Image promotionnelle de « Watch Dogs 2 ». | Ubisoft

Le Electronic Entertainment Exposition (E3), salon annuel californien du jeu vidéo, n’a pas encore ouvert ses portes, mais bon gré mal gré, il a déjà commencé. Mercredi 8 juin, l’éditeur français Ubisoft a mis en ligne la première bande-annonce officielle pour le jeu d’action Watch Dogs 2, suite de sa superproduction de 2014, qui se déroulera cette fois à San Francisco et sortira le 15 novembre.

Ces derniers jours, les annonces en tout genre se succèdent : suite d’Injustice, jeu de combat réunissant les superhéros de DC Comics (Batman, Superman, etc.) ; Deus Ex Go, jeu mobile à la manière de Tomb Raider Go et Hitman Go, mais dans l’univers cyberpunk d’une célèbre série de jeux de rôle.

Watch_Dogs 2 – Trailer d’annonce
Durée : 02:04

Si les éditeurs dévoilent un à un leurs projets, c’est que le mois de juin est celui de l’Electronic Entertainment Exposition (E3), un salon de jeu vidéo qui se tient depuis 1995, et qui rythme la vie médiatique de l’industrie depuis deux décennies. Avec la démocratisation d’Internet, sa consommation a changé. « A l’époque, on devait attendre fin juin, début juillet pour voir apparaître dans les magazines spécialisés les nouveautés annoncées à l’E3 début mai, relève Thomas Grellier, professeur associé de marketing et consultant auprès de l’industrie. Maintenant, on regarde les conférences en direct, et en plus elles sont commentées. Il n’y a plus ce côté premium. »

Et l’édition 2016 ne fait que confirmer cette dématérialisation accrue : alors que l’E3 ouvre officiellement ses portes le 14 juin, plus personne ne se soucie de ses dates de tenue pour lancer sa communication, au grand dam d’une communauté de passionnés très attachés à la formule événementielle du salon.

Course à la visibilité

« Est-ce que l’E3 est en train de devenir inutile ? », s’interroge ainsi un internaute sur NeoGaf, le plus important forum anglophone du secteur, dans un fil de discussion animé. Certains acteurs majeurs ont d’ores et déjà fait le choix de ne plus y être physiquement, comme Electronic Arts (FIFA, Battlefield, Mass Effect) – qui tiendra une conférence à part dès dimanche en amont du salon –, Activision – qui n’y aura pas de stand – ou encore Nintendo – qui y présentera son nouveau The Legend of Zelda et plusieurs jeux 3DS, mais n’y tient plus d’événement depuis plusieurs années, préférant directement diffuser ses programmes sur les plateformes de vidéo en direct comme Twitch.

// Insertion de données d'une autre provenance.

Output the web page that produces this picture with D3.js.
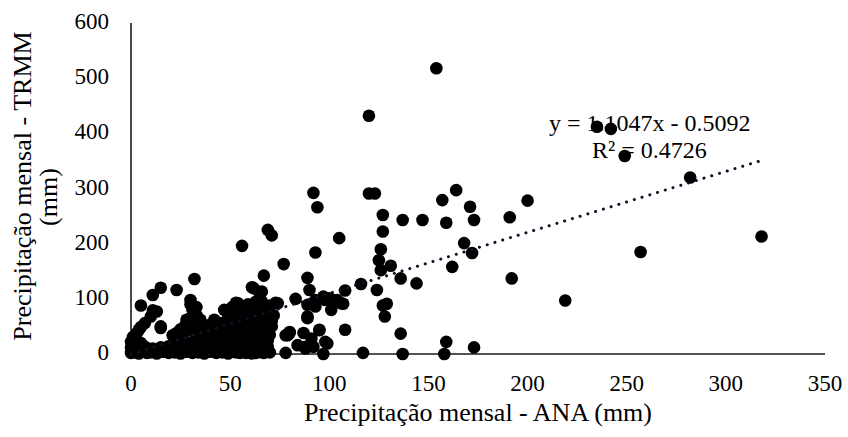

« Je n’irais pas annoncer la mort de l’E3, mais ça change beaucoup, observe Thomas Bidaux, cofondateur de la société de conseil en jeu vidéo ICO Partners. Ainsi, cette année, il y a une antenne du salon ouverte au grand public, le LA Live, il y a moins d’événements presse [de type conférence] même si cela évolue chaque année, et le retrait d’acteurs de taille moyenne. »

On doit à une entreprise en particulier d’avoir fait exploser le cadenas de l’E3 : l’Américain Bethesda. L’an passé, en organisant un événement trois jours avant le salon, avant même les sacro-saintes conférences des constructeurs Microsoft, Sony et Nintendo, l’éditeur de Fallout 4 et de Doom avait obtenu une visibilité maximale à ses jeux, notamment en termes d’articles en ligne. « Pour moi, il ne fait aucun doute que Bethesda est le grand vainqueur de cet E3 », écrivait en 2015 Thomas Bideaux dans une analyse quantitative très relayée.

« Fallout 4 » et « Doom », deux jeux Bethesda, figurent sur le podium des titres ayant eu le plus de couverture médiatique en 2015. | Ico Partners

En avançant à dimanche sa conférence de presse, Electronic Arts semble en avoir pris acte. « Les éditeurs veulent sortir du brouhaha ambiant pour imposer leurs propres événements », détaille Thomas Grellier. Si d’habitude les préannonces de l’E3 étaient réservées aux productions mineures ayant peu de chance de faire parler d’elles durant le salon, la mise en ligne de la bande-annonce de Watch Dogs 2 dès mercredi, six jours avant l’ouverture des portes et quatre jours avant la conférence d’Ubisoft, témoigne de la nouvelle course à la visibilité que se livrent les éditeurs. Bientôt, l’Electronic Entertainment Exposition ne sera peut-être plus un salon, mais le nom d’un mois sur le calendrier de l’industrie.